### Instructions for the task
Set down word for word the lines running from the line with "Emit a Python" to the line with "import numpy as np", ends included. Skip every picture.

### Exercise data
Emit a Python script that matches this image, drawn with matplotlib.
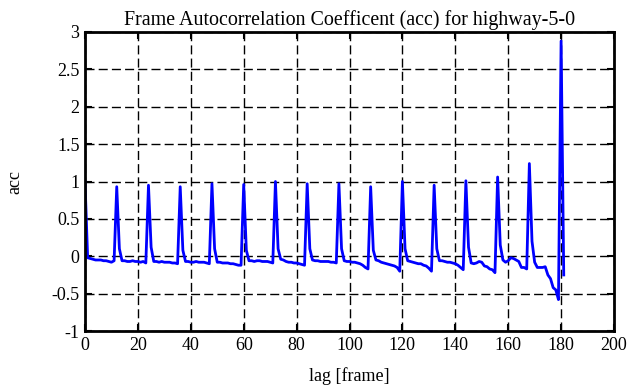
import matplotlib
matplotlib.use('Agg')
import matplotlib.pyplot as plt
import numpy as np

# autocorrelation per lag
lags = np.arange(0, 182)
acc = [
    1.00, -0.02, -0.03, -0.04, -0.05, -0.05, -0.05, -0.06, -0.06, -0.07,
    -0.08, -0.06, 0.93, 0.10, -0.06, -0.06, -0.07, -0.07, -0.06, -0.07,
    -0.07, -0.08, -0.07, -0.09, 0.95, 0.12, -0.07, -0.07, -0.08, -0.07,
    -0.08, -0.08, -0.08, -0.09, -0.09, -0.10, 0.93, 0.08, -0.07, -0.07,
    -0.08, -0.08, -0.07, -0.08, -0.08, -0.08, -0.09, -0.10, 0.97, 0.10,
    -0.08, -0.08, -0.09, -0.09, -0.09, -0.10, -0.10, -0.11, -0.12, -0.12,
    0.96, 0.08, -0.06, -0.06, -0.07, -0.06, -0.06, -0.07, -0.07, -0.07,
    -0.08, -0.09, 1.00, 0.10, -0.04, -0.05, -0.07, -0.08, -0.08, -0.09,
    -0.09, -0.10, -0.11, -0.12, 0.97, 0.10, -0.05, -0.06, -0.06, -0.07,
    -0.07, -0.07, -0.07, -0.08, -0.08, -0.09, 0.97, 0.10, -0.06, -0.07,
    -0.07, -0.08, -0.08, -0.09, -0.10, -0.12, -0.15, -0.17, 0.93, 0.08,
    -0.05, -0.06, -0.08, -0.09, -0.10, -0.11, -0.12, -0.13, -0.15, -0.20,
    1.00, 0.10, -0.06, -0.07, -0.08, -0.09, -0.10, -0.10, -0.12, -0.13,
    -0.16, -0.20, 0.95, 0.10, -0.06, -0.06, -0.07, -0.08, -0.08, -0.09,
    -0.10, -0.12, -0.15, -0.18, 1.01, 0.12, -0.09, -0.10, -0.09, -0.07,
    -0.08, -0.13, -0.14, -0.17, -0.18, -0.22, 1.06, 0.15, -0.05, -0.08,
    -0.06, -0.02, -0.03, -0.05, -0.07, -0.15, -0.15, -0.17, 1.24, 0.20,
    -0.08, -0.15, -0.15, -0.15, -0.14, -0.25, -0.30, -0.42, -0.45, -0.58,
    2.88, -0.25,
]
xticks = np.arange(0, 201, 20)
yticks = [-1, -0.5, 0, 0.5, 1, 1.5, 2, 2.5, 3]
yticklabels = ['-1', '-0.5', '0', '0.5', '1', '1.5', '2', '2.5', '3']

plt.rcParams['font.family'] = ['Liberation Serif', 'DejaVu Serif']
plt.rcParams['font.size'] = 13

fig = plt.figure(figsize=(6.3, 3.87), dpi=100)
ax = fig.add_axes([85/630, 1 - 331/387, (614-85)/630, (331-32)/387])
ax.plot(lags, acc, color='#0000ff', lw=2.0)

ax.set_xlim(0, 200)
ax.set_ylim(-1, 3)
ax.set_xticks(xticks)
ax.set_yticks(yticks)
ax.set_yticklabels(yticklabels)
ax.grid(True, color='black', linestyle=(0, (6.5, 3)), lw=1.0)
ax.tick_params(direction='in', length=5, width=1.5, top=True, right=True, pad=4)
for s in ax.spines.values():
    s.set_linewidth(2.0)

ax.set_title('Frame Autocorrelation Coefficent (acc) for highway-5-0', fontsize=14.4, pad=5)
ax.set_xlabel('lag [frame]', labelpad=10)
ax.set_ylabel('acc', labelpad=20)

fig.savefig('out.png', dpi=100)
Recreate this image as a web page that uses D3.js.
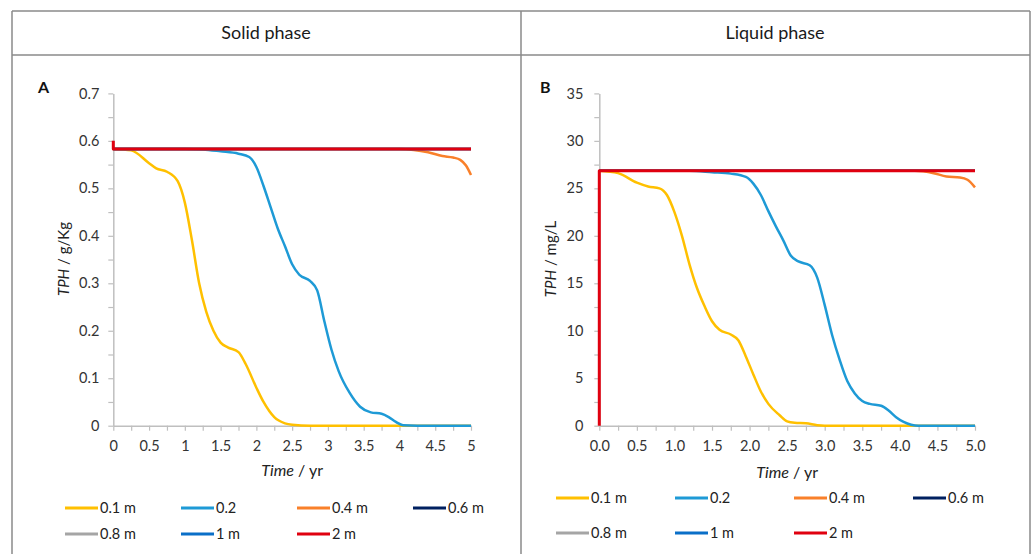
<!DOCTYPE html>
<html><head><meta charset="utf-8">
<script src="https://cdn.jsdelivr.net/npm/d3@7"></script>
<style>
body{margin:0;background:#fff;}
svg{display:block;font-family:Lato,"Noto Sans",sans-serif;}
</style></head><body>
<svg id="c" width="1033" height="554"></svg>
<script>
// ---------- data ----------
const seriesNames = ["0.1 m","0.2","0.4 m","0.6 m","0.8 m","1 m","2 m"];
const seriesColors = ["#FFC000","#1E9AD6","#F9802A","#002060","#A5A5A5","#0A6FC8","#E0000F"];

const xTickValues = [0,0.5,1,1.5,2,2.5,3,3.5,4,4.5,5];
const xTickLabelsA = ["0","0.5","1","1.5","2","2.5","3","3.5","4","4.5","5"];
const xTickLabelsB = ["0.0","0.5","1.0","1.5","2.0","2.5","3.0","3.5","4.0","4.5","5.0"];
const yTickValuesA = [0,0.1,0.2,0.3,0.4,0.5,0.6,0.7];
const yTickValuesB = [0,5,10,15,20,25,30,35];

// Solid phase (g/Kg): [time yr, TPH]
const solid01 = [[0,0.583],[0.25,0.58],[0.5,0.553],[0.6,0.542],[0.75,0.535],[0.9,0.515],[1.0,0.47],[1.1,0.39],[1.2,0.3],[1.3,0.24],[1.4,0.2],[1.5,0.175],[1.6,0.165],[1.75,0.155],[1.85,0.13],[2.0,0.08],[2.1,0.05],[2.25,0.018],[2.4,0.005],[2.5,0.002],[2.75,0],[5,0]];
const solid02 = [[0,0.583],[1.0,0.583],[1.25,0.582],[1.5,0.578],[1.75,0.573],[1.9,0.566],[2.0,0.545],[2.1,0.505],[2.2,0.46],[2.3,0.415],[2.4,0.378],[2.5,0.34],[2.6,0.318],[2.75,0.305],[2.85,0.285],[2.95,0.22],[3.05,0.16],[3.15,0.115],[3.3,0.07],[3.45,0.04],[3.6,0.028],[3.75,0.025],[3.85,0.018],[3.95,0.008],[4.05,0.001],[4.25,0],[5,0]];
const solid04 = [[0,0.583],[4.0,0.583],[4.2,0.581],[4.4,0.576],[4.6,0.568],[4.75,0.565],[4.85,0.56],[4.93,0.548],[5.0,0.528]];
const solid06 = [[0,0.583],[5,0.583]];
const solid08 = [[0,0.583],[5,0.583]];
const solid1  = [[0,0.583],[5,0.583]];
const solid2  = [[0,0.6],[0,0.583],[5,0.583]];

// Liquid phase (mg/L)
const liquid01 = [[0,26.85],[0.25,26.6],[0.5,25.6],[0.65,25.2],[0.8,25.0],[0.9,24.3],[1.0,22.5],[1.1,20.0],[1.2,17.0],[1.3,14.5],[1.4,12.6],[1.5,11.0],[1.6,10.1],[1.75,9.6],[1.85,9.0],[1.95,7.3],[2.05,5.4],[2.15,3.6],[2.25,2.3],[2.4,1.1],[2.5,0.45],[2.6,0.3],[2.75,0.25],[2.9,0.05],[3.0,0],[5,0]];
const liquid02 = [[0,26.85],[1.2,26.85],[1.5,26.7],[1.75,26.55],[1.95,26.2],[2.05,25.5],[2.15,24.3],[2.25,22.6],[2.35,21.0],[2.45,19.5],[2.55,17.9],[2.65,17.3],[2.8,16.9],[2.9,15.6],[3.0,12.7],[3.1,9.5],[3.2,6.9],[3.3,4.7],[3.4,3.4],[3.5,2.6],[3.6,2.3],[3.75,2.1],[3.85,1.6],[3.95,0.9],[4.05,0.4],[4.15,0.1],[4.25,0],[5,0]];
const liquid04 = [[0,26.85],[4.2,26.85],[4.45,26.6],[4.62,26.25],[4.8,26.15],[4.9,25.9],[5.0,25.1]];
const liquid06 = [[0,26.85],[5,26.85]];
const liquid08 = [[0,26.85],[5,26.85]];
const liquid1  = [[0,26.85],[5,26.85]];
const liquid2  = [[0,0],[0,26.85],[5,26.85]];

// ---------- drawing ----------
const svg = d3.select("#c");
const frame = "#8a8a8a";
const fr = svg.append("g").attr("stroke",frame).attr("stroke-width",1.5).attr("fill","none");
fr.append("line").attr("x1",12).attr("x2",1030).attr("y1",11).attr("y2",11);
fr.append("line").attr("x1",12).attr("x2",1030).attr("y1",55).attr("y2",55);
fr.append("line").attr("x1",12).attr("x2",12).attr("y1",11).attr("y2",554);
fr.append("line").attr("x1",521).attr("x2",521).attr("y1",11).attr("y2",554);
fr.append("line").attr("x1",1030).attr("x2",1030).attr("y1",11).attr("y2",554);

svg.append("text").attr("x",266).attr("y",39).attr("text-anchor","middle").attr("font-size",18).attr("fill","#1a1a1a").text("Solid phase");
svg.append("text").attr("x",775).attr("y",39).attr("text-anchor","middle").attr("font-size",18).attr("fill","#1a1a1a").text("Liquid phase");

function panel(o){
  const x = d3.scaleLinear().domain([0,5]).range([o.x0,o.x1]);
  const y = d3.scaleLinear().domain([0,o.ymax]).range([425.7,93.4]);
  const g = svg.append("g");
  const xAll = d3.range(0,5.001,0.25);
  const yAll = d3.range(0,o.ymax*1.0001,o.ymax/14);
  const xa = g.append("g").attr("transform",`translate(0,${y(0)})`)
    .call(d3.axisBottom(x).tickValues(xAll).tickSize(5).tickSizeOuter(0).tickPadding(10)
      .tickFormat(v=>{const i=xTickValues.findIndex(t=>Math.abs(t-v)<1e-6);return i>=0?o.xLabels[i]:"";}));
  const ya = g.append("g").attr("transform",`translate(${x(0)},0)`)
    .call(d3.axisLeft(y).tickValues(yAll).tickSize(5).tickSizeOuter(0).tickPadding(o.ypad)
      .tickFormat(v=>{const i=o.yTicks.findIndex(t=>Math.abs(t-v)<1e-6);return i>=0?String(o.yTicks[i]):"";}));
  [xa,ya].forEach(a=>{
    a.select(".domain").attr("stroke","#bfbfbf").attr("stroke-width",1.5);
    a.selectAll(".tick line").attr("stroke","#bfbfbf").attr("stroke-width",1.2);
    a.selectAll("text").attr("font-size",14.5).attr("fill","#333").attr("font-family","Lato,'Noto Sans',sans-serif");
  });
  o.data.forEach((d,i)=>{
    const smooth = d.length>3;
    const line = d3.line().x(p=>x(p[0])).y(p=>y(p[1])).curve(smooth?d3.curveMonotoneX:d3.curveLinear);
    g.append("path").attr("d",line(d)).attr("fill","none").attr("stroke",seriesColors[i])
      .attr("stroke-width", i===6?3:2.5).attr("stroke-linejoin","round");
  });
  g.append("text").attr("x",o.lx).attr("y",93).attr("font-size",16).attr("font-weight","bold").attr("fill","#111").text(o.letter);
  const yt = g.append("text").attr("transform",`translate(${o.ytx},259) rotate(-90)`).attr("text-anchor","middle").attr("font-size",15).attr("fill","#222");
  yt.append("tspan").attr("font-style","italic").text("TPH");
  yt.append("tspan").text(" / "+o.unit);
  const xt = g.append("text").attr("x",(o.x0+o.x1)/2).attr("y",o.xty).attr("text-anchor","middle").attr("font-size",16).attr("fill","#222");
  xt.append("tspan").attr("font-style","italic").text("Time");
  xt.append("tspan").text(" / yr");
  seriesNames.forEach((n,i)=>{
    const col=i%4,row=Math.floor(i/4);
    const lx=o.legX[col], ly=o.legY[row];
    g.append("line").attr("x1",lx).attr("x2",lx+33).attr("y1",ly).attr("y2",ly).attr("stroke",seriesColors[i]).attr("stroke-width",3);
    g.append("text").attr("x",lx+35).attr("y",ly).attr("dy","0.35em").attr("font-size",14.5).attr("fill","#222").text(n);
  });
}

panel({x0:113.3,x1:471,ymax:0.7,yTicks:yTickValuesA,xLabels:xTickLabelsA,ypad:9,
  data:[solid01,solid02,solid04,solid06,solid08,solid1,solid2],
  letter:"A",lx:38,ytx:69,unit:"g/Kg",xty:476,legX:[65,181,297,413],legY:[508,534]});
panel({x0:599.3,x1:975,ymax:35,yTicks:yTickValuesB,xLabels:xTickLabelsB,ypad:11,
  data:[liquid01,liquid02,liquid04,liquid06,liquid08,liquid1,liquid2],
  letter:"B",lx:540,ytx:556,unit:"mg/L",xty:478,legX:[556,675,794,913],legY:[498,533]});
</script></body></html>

==

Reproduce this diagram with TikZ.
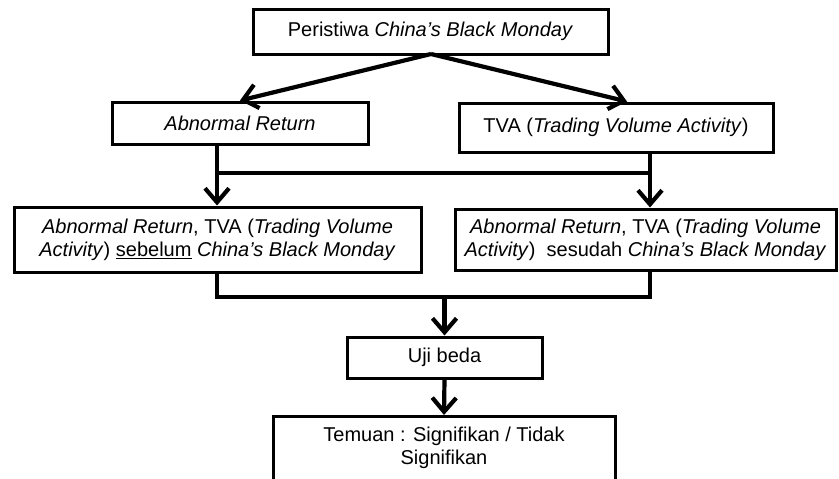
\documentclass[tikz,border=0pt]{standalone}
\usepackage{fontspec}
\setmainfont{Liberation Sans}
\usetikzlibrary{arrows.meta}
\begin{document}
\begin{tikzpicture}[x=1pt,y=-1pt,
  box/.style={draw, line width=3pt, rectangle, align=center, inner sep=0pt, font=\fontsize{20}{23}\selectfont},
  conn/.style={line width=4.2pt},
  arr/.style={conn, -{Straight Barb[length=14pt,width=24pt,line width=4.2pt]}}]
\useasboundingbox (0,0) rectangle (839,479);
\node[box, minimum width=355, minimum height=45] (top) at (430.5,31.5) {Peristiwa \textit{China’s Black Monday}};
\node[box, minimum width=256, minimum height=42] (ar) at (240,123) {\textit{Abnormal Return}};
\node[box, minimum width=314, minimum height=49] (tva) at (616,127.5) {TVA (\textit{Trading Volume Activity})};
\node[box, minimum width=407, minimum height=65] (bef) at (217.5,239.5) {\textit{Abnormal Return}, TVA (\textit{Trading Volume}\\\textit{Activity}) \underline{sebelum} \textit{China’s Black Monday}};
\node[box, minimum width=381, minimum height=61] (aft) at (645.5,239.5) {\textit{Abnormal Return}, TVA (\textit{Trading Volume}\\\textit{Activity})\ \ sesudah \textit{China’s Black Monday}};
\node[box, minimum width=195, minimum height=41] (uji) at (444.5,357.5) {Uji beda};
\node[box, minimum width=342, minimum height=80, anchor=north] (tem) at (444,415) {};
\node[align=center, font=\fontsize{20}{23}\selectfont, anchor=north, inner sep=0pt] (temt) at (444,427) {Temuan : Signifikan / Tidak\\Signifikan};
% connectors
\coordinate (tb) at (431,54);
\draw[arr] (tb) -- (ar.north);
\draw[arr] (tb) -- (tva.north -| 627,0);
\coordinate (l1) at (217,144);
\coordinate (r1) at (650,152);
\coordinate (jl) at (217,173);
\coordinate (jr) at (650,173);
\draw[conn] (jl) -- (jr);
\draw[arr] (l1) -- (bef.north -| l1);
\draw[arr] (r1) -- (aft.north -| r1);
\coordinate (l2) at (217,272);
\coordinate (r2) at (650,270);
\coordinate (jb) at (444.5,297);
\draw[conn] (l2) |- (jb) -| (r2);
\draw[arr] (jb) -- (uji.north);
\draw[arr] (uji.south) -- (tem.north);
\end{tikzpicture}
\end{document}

### Full response
Emit a Python script that matches this image, drawn with matplotlib.
import matplotlib
matplotlib.use('Agg')
import matplotlib.pyplot as plt
import numpy as np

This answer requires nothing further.